The coming weeks will be “critical” in containing the spread of coronavirus in the UK, an expert has said.
Professor Sir Jeremy Farrar warned that the country was not through the Covid-19 pandemic, and that community transmission was going to increase in the weeks to come.
The Wellcome Trust director and Sage member believes the UK is two to four weeks behind Europe, as it has been since the beginning of the outbreak.
Speaking at a Wellcome media briefing, he said: “I think that community transmission is going to increase over the coming weeks.
“And with that this new phase, the next six weeks are going to be absolutely critical.
“And the really important question is whether we can contain the community transmission, which will increase.”
Dr Farrar explained that the real concern lay in transmission spreading to the more vulnerable parts of the population.
He added: “Yes the elderly, people from BAME backgrounds and whether it’s allowed to get into hospital transmission and indeed into care homes.
“That’s got to be the focus.
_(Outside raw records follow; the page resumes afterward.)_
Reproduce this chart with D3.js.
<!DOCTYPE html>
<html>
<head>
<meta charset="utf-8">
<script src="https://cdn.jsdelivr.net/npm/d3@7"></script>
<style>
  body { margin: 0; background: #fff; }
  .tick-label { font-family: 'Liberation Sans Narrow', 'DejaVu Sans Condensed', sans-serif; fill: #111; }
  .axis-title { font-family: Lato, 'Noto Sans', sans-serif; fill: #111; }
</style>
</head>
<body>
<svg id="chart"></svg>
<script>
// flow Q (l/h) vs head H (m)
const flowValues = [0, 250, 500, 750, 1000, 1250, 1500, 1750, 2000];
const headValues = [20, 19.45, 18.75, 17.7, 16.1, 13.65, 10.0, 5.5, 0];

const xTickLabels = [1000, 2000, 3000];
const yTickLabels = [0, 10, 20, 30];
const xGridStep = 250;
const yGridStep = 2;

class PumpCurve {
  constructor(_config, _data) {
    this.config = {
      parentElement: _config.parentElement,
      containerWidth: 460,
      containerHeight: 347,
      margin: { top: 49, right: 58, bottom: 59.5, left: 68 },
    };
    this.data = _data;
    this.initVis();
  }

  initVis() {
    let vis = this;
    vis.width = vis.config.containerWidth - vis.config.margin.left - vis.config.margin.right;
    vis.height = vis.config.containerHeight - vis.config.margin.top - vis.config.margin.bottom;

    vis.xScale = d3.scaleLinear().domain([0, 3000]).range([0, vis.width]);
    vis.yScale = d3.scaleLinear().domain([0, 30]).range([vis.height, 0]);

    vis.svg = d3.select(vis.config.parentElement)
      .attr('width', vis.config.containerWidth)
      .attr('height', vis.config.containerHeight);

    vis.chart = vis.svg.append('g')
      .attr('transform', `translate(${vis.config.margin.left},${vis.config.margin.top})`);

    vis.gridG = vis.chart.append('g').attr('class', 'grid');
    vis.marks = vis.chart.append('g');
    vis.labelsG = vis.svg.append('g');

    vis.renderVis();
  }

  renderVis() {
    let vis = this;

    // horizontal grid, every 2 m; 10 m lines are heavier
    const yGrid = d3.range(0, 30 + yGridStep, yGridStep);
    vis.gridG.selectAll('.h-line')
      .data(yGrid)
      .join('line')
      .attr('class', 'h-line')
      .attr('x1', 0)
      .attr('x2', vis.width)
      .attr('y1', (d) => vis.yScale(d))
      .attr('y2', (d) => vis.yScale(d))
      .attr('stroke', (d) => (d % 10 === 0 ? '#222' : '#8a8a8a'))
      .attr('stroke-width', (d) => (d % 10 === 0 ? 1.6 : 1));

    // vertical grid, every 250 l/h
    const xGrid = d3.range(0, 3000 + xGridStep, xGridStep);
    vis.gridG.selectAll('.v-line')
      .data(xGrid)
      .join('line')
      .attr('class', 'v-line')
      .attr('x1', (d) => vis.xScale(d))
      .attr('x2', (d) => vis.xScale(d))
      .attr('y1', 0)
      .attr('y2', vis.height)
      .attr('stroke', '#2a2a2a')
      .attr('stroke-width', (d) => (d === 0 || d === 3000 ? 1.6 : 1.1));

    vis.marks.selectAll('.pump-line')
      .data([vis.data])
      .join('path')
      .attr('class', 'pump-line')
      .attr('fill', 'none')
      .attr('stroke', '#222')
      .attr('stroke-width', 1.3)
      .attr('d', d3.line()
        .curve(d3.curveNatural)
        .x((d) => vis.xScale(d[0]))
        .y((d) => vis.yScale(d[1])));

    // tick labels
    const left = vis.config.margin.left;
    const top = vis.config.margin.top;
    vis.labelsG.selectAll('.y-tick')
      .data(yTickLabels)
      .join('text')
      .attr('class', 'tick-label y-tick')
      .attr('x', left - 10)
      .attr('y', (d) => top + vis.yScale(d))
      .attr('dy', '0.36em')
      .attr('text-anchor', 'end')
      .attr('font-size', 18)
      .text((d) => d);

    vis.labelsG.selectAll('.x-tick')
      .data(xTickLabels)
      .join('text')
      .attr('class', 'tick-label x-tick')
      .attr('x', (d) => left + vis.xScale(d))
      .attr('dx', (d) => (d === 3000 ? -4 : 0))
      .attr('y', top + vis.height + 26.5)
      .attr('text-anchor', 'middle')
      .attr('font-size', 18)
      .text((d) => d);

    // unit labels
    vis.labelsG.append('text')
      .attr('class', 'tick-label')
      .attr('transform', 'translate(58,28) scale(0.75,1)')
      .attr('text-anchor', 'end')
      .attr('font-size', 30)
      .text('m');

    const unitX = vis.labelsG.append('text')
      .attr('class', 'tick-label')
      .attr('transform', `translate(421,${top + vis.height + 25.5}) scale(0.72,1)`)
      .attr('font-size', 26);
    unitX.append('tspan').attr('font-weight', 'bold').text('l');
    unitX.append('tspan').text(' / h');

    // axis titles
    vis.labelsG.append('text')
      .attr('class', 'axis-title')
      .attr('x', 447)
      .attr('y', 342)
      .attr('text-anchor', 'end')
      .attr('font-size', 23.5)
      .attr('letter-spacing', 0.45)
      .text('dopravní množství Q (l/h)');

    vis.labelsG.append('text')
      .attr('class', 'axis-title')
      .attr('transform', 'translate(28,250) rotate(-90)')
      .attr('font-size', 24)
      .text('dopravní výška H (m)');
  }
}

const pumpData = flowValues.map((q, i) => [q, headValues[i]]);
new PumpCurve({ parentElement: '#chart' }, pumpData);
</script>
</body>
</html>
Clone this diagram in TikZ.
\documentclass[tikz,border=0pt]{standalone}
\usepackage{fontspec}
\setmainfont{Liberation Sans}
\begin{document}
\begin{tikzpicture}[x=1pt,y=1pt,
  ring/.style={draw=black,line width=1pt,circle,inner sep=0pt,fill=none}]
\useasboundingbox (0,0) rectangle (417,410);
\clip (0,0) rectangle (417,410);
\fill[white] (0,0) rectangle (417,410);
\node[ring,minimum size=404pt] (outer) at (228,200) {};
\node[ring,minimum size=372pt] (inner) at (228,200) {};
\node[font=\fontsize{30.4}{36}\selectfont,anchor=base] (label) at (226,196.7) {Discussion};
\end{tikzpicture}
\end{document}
The community transmission will go on. It’s whether we can prevent that coming across into other more vulnerable populations in the future.
“And nobody should be under an illusion this infection is going away – this is now a human endemic infection.”
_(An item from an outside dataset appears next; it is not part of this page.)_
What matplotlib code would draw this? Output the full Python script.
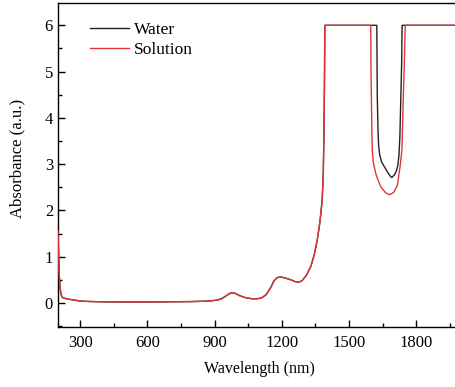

Dr Farrar said social distancing, hand-washing, and wearing masks were very important, but they were not an exit strategy.
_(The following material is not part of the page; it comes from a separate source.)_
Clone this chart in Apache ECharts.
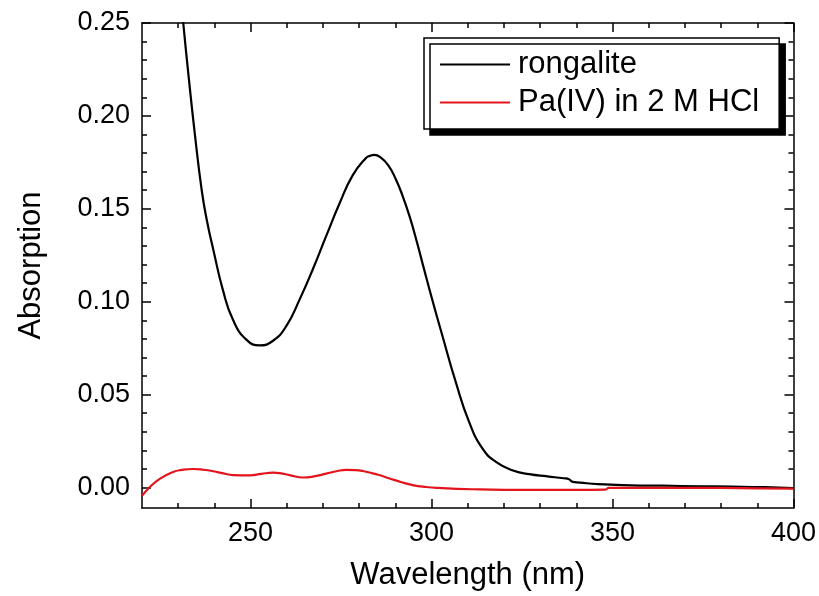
<!DOCTYPE html>
<html><head><meta charset="utf-8">
<script src="https://cdn.jsdelivr.net/npm/echarts@6/dist/echarts.min.js"></script>
<style>html,body{margin:0;padding:0;background:#fff;overflow:hidden}#c{width:819px;height:596px}</style>
</head><body><div id="c"></div>
<script>
const rongaliteWavelength = [220,224,227,229.5,231.4,233,234.5,236.5,238,239.7,242.4,245.2,248.9,252.5,256.2,259.9,263.5,267.2,270.9,274.6,278.2,281.9,283,284.2,286,288,290,292,294,296,298,300,303.0,306.7,310.4,314.1,317.8,322.3,327,332,336.5,338,338.8,341,346,355,364,374,383,392,400];
const rongaliteAbs = [0.48,0.40,0.34,0.29,0.250,0.219,0.192,0.160,0.143,0.128,0.106,0.090,0.0795,0.0765,0.079,0.087,0.101,0.1175,0.1354,0.153,0.168,0.1774,0.1785,0.179,0.1775,0.1735,0.1665,0.157,0.1455,0.1318,0.117,0.1025,0.0817,0.0567,0.0352,0.0209,0.0138,0.0093,0.0072,0.0060,0.0050,0.0045,0.0032,0.0027,0.0018,0.0012,0.0010,0.0007,0.0005,0.0002,-0.0003];
const paWavelength = [220,222.2,225,228.6,231,234.1,237,239.7,242.5,245.2,249.8,253,256.2,258,261,264.5,267.5,270.9,274,276.4,279,281,285,288.4,291.5,294.8,298.5,302.1,311.3,320,330,340,348,349,360,370,380,390,400];
const paAbs = [-0.0045,0.0003,0.0048,0.0084,0.0095,0.0100,0.0096,0.0088,0.0076,0.0067,0.0066,0.0074,0.0080,0.0078,0.0066,0.0054,0.0060,0.0075,0.0089,0.0095,0.0094,0.0089,0.0070,0.0049,0.0030,0.0013,0.0003,-0.0002,-0.0009,-0.0012,-0.0012,-0.0012,-0.0011,-0.0002,-0.0002,-0.0001,-0.0002,-0.0004,-0.0006];
const seriesNames = ['rongalite','Pa(IV) in 2 M HCl'];
const xMajorTicks = [250,300,350,400];
const xMinorTicks = [230,240,260,270,280,290,310,320,330,340,360,370,380,390];
const yMajorTicks = [0,0.05,0.10,0.15,0.20,0.25];
const yMinorTicks = [0.01,0.02,0.03,0.04,0.06,0.07,0.08,0.09,0.11,0.12,0.13,0.14,0.16,0.17,0.18,0.19,0.21,0.22,0.23,0.24];

const FONT = '"Liberation Sans", Arial, sans-serif';
const LS = {color:'#000', width:1.5};
const X_MIN = 220, X_MAX = 400, Y_MIN = -0.011, Y_MAX = 0.25;

function xAx(pos, ticks, len, main, line){
  const a = {type:'value', position:pos, min:X_MIN, max:X_MAX,
    axisLine:{show:line, onZero:false, lineStyle:LS},
    axisTick:{show:true, inside:true, length:len, customValues:ticks, lineStyle:LS},
    axisLabel:{show:false}, splitLine:{show:false}};
  if (main){
    a.axisLabel = {show:true, customValues:ticks, fontSize:27, color:'#000', margin:12, fontFamily:FONT};
    a.name = 'Wavelength (nm)'; a.nameLocation='middle'; a.nameGap=52;
    a.nameTextStyle = {fontSize:31, color:'#000', fontFamily:FONT};
  }
  return a;
}
function yAx(pos, ticks, len, main, line){
  const a = {type:'value', position:pos, min:Y_MIN, max:Y_MAX,
    axisLine:{show:line, onZero:false, lineStyle:LS},
    axisTick:{show:true, inside:true, length:len, customValues:ticks, lineStyle:LS},
    axisLabel:{show:false}, splitLine:{show:false}};
  if (main){
    a.axisLabel = {show:true, customValues:ticks, fontSize:27, color:'#000', margin:12, fontFamily:FONT,
      formatter: v => v.toFixed(2)};
    a.name = 'Absorption'; a.nameLocation='middle'; a.nameGap=95; a.nameRotate=90;
    a.nameTextStyle = {fontSize:31, color:'#000', fontFamily:FONT};
  }
  return a;
}

const chart = echarts.init(document.getElementById('c'), null, {renderer:'canvas', width:819, height:596});
chart.setOption({
  animation:false,
  backgroundColor:'#fff',
  grid:{left:142, right:24, top:23, bottom:87, containLabel:false},
  xAxis:[xAx('bottom',xMajorTicks,9,true,true), xAx('bottom',xMinorTicks,5,false,false),
         xAx('top',xMajorTicks,9,false,true), xAx('top',xMinorTicks,5,false,false)],
  yAxis:[yAx('left',yMajorTicks,9,true,true), yAx('left',yMinorTicks,5,false,false),
         yAx('right',yMajorTicks,9,false,true), yAx('right',yMinorTicks,5,false,false)],
  legend:{left:424, top:38, orient:'vertical', padding:[11,20,11,16], itemGap:7,
    itemWidth:70, itemHeight:2, icon:'rect', selectedMode:false,
    textStyle:{fontSize:31, color:'#000', fontFamily:FONT, padding:[0,0,0,3]},
    backgroundColor:'#fff', borderColor:'#000', borderWidth:1.5,
    shadowColor:'#000', shadowOffsetX:6, shadowOffsetY:6, shadowBlur:0,
    data:seriesNames},
  series:[
    {name:seriesNames[0], type:'line', xAxisIndex:0, yAxisIndex:0, showSymbol:false, symbol:'none',
     smooth:0.5, color:'#000', lineStyle:{color:'#000', width:2.2},
     data: rongaliteWavelength.map((w,i)=>[w, rongaliteAbs[i]])},
    {name:seriesNames[1], type:'line', xAxisIndex:0, yAxisIndex:0, showSymbol:false, symbol:'none',
     smooth:0.5, color:'#e3141c', lineStyle:{color:'#e3141c', width:2.2},
     data: paWavelength.map((w,i)=>[w, paAbs[i]])}
  ]
});
</script>
</body></html>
He explained that an exit strategy would come via the ability to change the fundamentals of the virus – the transmission of the virus, the severity of illness that it causes, the ability to diagnose it, test it, and quarantine with non-pharmacological interventions, as well as treatments and vaccines.
Talking about the global race to develop a Covid-19 vaccine, Dr Farrar said there was “no value” in vaccine nationalism.
“It won’t speed things up,” he said.
“In fact it’ll slow things down. And we have no idea where the best vaccine that is safe and effective will come from.
“But wherever it comes from, the world will need it, and multiple vaccines, so working together is absolutely critical.”
Dr Farrar said he was optimistic a vaccine would be developed, maybe by the latter stages of this year, but “certainly” into 2021.